GENDER IS A SALIENT TOPIC FOR ME, as I analyze situations for deeper gendered divisions, for sexism and heterosexism, and for intersectional inclusiveness. This analysis drove me into a social activist circle that provided me the opportunity to audition for and try to promote feminism in the Vagina Monologues. This seemed like a natural t for a feminist and queer activist, as I identified, but being the only presumed male cast member seemed like a complication.
The Vagina Monologues is a female space both traditionally and contractually that addresses issues of vaginas and women strictly. Entering the space as male-identified was thus controversial. Eve Ensler herself put in the V-Day production that only women-identified or homosexual males could participate. All other eight cast members were women and had vaginas, creating a dynamic in which I was othered.
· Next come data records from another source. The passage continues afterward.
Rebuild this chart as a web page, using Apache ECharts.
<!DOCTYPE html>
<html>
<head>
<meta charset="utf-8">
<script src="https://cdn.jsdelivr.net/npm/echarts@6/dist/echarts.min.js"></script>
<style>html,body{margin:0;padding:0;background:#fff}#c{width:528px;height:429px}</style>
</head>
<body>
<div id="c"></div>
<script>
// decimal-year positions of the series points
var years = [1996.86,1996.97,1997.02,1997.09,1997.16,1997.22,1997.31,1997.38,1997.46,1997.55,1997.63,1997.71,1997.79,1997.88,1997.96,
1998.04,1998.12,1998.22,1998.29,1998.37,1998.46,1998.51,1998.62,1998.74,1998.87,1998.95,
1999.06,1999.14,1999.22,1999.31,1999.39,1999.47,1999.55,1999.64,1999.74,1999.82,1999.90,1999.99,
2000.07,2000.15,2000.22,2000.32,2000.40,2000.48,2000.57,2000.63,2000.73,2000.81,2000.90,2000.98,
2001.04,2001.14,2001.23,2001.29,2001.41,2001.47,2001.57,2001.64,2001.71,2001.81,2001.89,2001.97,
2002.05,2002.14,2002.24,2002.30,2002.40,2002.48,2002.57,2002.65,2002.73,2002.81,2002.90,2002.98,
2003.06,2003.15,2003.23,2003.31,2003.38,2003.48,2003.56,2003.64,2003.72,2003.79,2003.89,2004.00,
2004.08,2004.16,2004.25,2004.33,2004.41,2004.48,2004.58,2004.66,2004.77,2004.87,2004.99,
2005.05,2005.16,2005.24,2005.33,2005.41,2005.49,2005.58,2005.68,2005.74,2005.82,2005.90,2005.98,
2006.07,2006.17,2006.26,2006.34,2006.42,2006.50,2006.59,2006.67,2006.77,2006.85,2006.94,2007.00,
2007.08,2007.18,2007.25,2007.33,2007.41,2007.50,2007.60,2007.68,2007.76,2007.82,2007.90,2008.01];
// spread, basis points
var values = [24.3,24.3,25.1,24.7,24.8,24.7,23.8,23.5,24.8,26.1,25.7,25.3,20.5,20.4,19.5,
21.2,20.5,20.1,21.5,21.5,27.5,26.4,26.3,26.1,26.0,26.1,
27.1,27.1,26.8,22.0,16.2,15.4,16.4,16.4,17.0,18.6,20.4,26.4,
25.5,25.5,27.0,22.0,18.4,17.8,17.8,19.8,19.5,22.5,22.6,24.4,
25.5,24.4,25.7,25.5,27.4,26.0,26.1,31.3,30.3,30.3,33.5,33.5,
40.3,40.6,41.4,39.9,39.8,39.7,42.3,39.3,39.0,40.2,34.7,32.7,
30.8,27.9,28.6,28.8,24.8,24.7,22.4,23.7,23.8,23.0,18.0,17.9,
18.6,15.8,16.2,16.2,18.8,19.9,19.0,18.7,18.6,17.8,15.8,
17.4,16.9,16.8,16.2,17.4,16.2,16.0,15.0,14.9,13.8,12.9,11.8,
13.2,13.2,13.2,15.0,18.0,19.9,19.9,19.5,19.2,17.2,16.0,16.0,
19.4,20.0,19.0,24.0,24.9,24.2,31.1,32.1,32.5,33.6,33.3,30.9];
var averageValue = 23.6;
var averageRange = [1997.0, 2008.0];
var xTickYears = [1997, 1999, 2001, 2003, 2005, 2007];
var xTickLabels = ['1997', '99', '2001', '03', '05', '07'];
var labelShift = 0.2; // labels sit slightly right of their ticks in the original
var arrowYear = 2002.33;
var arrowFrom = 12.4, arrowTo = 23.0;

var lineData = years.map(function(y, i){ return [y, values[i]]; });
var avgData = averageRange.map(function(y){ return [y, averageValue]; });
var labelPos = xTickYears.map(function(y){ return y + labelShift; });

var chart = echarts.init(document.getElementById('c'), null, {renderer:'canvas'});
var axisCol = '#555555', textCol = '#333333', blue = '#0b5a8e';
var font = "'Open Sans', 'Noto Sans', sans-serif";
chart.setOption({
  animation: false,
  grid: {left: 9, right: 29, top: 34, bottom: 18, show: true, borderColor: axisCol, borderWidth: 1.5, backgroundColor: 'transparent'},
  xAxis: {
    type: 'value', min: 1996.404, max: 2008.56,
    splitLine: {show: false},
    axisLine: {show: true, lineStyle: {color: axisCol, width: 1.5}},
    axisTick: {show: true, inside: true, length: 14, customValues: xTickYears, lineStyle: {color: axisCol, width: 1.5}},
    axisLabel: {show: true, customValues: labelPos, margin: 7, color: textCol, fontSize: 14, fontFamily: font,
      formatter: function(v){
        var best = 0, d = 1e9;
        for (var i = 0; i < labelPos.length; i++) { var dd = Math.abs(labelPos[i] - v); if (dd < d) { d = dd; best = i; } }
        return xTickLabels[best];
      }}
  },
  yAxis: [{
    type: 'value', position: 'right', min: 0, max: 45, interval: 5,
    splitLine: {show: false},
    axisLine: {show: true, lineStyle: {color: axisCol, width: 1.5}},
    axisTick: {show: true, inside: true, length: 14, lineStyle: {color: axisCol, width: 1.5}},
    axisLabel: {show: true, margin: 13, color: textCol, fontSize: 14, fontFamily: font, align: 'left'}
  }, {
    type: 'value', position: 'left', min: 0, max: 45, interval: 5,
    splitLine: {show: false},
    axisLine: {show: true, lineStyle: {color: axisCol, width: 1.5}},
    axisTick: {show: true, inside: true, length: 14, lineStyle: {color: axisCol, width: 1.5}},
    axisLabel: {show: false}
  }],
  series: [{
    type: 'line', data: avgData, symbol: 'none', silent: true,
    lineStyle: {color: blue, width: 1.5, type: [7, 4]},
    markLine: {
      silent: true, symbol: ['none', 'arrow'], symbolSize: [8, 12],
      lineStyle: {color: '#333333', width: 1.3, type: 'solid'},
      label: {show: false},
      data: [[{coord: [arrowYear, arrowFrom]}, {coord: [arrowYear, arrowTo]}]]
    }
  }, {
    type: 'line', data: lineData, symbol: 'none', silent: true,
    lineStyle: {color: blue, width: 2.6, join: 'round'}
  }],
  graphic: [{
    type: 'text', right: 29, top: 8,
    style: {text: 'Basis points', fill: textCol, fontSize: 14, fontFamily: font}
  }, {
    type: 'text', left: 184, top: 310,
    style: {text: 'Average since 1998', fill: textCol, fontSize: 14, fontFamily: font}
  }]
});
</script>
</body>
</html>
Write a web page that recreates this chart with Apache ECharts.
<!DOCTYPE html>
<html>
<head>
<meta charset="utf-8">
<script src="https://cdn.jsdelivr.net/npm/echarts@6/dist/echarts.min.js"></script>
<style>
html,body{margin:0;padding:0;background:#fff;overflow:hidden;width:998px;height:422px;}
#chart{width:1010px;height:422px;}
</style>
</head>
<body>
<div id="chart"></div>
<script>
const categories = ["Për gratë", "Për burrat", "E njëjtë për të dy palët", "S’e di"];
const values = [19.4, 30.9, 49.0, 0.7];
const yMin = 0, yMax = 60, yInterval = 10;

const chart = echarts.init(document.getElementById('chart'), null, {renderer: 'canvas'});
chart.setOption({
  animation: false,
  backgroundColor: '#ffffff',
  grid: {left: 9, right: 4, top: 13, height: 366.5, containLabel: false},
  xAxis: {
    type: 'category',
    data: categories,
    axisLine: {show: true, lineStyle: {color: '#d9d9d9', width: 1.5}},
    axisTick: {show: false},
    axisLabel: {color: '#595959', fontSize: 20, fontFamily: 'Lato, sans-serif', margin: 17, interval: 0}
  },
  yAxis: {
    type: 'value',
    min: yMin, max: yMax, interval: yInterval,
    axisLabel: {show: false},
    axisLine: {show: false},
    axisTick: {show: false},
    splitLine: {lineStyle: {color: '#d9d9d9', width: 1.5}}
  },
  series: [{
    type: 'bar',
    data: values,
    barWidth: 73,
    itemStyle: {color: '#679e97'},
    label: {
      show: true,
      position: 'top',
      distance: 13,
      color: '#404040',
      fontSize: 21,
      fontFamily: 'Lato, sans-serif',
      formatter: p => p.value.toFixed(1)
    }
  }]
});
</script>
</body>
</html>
I wanted to act out the the oppression that women and transwomen face daily, from shame to silence to violence, yet I embodied that very sex and gender causing the oppression. I felt I had invaded a space with male privilege, and I felt slightly uneasy. I often kept to myself and observed the other cast members instead of sharing my experiences. They spoke about their trials with periods, objectification, and shame in a group discussion while I remained silent. I had to be constantly prodded to contribute to any creative part of the process, even though, when I did, there was support without backlash.
I am a white, affluent, English speaking, able-bodied, adult male and American citizen — but I am also feminist and queer. I understood my role in the Vagina Monologues as a bearer of male privilege, even though I wanted to identify as a feminist more than as a male.
I also feared how the audience would (or would not) understand my involvement in the project. The unexpected male presence might seem like an intrusion and attack on feminism even though it was an earnest presence. How would the audience read a male body on stage acting out and talking about women-centric issues? If the audience focused on my physically male attributes, they might ignore my identity as a feminist and as a queer person, and, instead of seeing my full intersectional story, some may forefront my identity as privileged white male and see nothing else.
The intersection of oppression and privilege is variable spatially and temporally, which is notable in this particular situation. I felt that my privilege was a form of alienation. In this way, some privileges lose their power as those who dominate oppressed spaces counter them.
These connections between oppression and privilege exists in the Vagina Monologues as well. Fagan’s point about the erasure that stems from the nature of non-consensual male privilege is something that affects many queer people, especially in the context of gay men at the University of Virginia. Many privileges are assigned to men and even more to white men at the University. From assumed competence to assumed safety at night, there are many things that white men do not need to be concerned about. Being queer adds some uncertainty to these assumptions. Legitimacy of thought can often be questioned for effeminate men who may also face rejection and threats of violence for their sexual, and sometimes gender, queerness. In the University context, hate crimes due to sexual orientation have occurred and many queer men find more safety, both physically and for their reputation, in the closet and through online interactions. Sometimes these interactions even police other feminine men and worsen queer oppression. These issues placing gay and queer men into self-oppressing relationships, while still maintaining an assumed and non-consensual male privilege, similarly play on a balance between privilege and oppression as did the Vagina Monologues. In this way, people erase and ignore queer identities when they assume that all men are privileged in all the same ways, or that sexual violence and objectification are strictly issues for women.
All of this came to a point after the show in my gender studies class.
We were required to watch the Monologues, so everyone was sharing their thoughts. Most were compliments. However, one person raised their hand and said, “I just did not understand why they cast a cisgender male for the transgender part.” While I did have a role as a trans person and a woman, this question made sense; however, it still seemed antagonistic. When my professor prompted me to answer the concern, I spoke about the lack of trans auditionees and trying to stop trans erasure. I also made the point that had a lot of knowledge and empathy for this issue. But it did not convince the person.
My professor stepped in. She pointed out that there were also no elderly women, Bosnians, or Iranian Americans on stage, though all of them were portrayed — that gender and sex are just as fluid as age or racial makeup and that the class needed to stop thinking of such narrow definitions of gender. This comment seemed like a neat bow atop my experience in Vagina Monologues without ever having or desiring to have a vagina.